Asterisk denotes entries on real places.
*Florence.
Florence is the home of Lina Bowen, a former friend and confidant of the woman he sought earlier, but now a widow with a young daughter. Florence has also attracted a young American woman for whom Mrs. Bowen is acting as a chaperone. W. D. Howells uses this novel as a variant on the theme of American “innocents abroad” that interested Howells’s literary friends Mark Twain and Henry James in their distinctive ways. Whereas James typically focused on young American women at risk at the hands of worldly wise Europeans, Howells makes Colville–not a young woman–his central character. Colville persists in an inexcusable attempt to recover the romance of his earlier visit to Italy at the expense of Mrs. Bowen. Although he finally proposes marriage to Miss Graham, it is a selfish act that in effect is a kind of seduction. He agrees to wait, however, until her mother can come to Florence, a trip across the broad Atlantic that takes enough time to allow reason to prevail.
Des Vaches. Colville’s Indiana hometown that is present only in his recollection. However, it is a powerful presence, particularly early in the novel. Howells drolly gives the town a name that means “cows.” Colville, who has now lived there for many years, ludicrously finds himself preferring its Main Street Bridge to Florence’s famous Ponte Vecchio.
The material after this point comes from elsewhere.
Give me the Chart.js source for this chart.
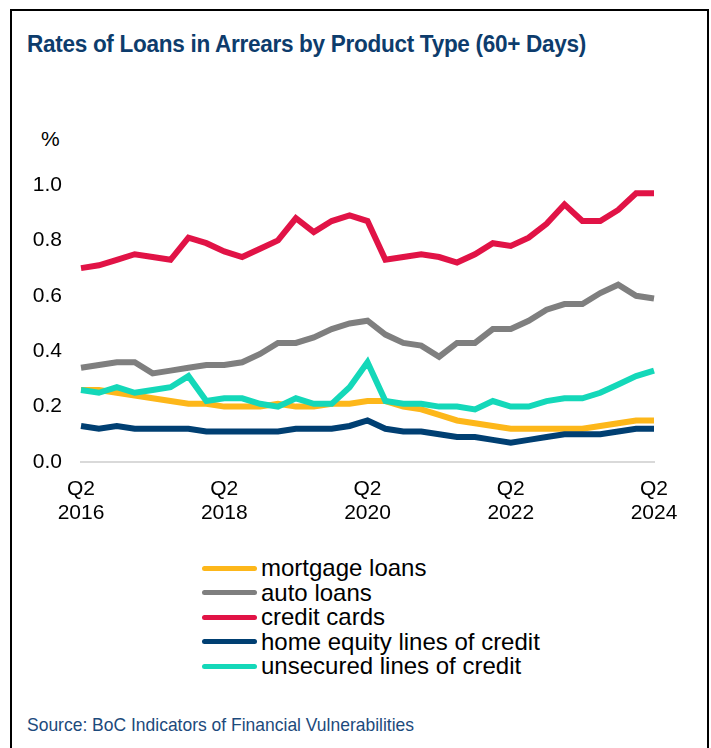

A long elapse of time and a life among the plain midwestern comforts of Des Vaches have rendered him incapable of recapturing the sensations and emotions that the sights and sounds of Florence once inspired in him.
Palazzo Pinti. Mrs. Bowen’s Florentine home, which Colville finds “rather a grand affair.” However, the Palazzo Pinti is a place of civility that reflects the maturity Mrs. Bowen has attained and Colville has not. She invites Colville to come on her afternoon for receiving guests, and soon he becomes a habitual guest. Because Mrs. Bowen loves him and must watch as he uses his opportunities at Palazzo Pinti to pursue the bewitching young Imogene, her home becomes for her a place of intense suffering, all the more because she is responsible for the young woman’s welfare.
Pergola Theater. Florence theater that hosts a veglione, or masked ball, that Colville, Mrs. Bowen, her daughter Effie, and Imogene attend. To the very proper Lina Bowen, this theater is primarily the site of a dubious type of entertainment, and she attends the affair only reluctantly. The evening proves to be a most distressing one for her. Paradoxically, the behavior of the other maskers, including the native Florentines, proves to be polite and decorous, but Colville’s behavior does not. In his attempt to charm Imogene, he leaves Lina and Effie alone for so long that they return home without him and Imogene. This gathering place of dubious reputation is thus the setting, but not the cause of her distress, which Colville himself generates with his ill-considered behavior.